How many of us have been startled by a Facebook ad or number of ads that focus on areas that we had just searched for, or simply spoken about with others on our cell phones or even in person. Alexa and Siri are listening.
While this surveillance in the book serves to tell the party what it needs to know about Winson to get his complete capitulation – by the end of the book he even agrees that “2 + 2 = 5” -- the activities of corporations and the media today seem more subtly geared to simply preserving the status quo, and controlling what their clients and customers are able to understand.
Orwell's central message seems even more relevant given the ubiquity of the Internet and the current actions of both nations and corporations to control the messages that are broadcast to keep the populace docile.
With Modern Technology, Mind Control is a Reality
1984 shows how totalitarian control requires physical domination and the complete reconstruction of reality through the mass media and technology. Winston's journey from dissent to submission demonstrates how systematic propaganda, combined with fear and surveillance, can influence not just our behavior but even our consciousness itself.
Related Article: How We Are Being Misled
The telescreen – which in the book symbolizes all intrusive technology that we now have including nonhuman programmed intelligence – morphs from an agent of control to one of comfort, echoing the prescience of Aldous Huxley’s “Brave New World” where citizens are subjugated mainly by pleasure and drugs.
Of course, in our own time, we could draw an obvious analogy from Brave New World to Big Pharma.
And as far as today’s corporate media is concerned the mind numbing repetitiveness of cable “news”, its propaganda and commercials eventually overcome most viewers’ resistance and lead to the complete acquiescence to an existence that is, of necessity trauma aware.
The fear induced today may be of destitution due to medical issues, or simply that the government or company knows what you’ve been secretive about. We now have the intense social isolation of possibly not fitting into the model of behavior promoted by the media.
In our time it may not be overt interrogation or prison but more subtle cues and influence carefully designed to break any notion of independent thought or dissent. We are witnessing this as a progression.

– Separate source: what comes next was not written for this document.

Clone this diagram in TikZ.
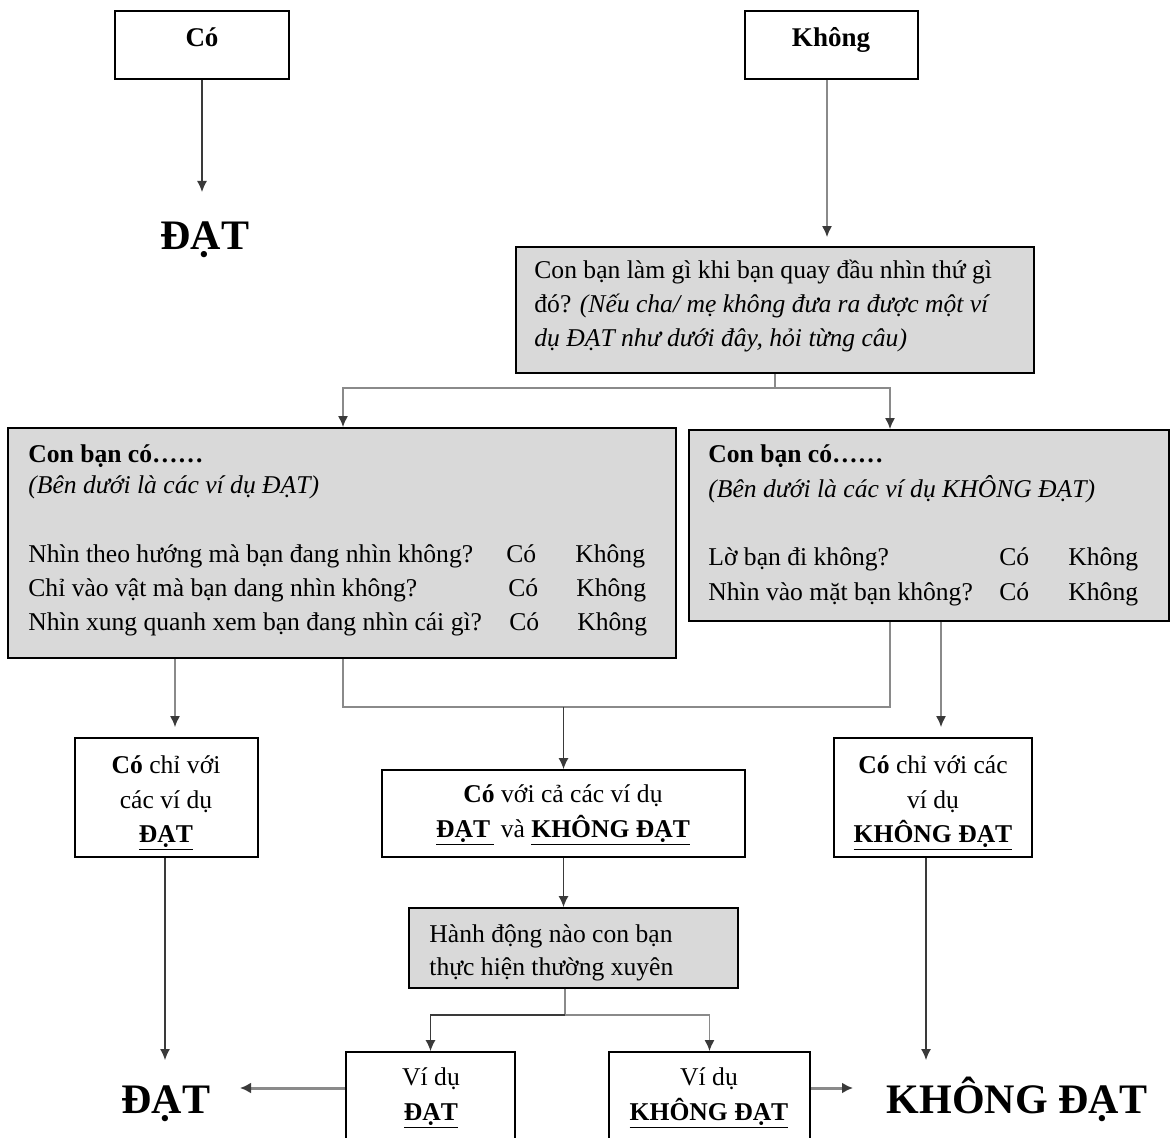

In the U.S. we have the example of reproductive rights actually being taken away from half of the population. Women in anti-abortion are living in fear for their lives if they should have a nonviable pregnancy and need to take it to term.
We also have guns everywhere, militarized police forces with little accountability, and a justice system skewed in favor of those in power.
So when someone tells you that “1984” was science fiction – they are among the gullible.
The good news? More and more people are coming to realize what I have been saying in this piece. With awareness, we can make new choices, and perhaps a critical mass can lead to greater change.
Did you mean fragrantly?
I hope you are correct but fear you are not. Too many people have been totally indoctrinated by our government education system. I once taught a college course where much to my consternation many students were semi literate or in one case totally illiterate. This course required grade twelve biology and none of them knew a thing about biology. The illiterate person said they never went to classes in twelve years of schooling. this person also admitted that a friend did course entrance for him/her on line. I told this person to pack their books and go home as there was no way they would pass my class if they couldn't do the work.
Ignorance is the biggest enemy to a free society and this is exactly what our government controlled education system is doing, creating a society in which our young people are raised in total ignorance. How are we supposed to overcome this monumental roadblock? If they can barely read and only see what is on their little devices how can they be taught to think for themselves? They are truly lost short of a miracle.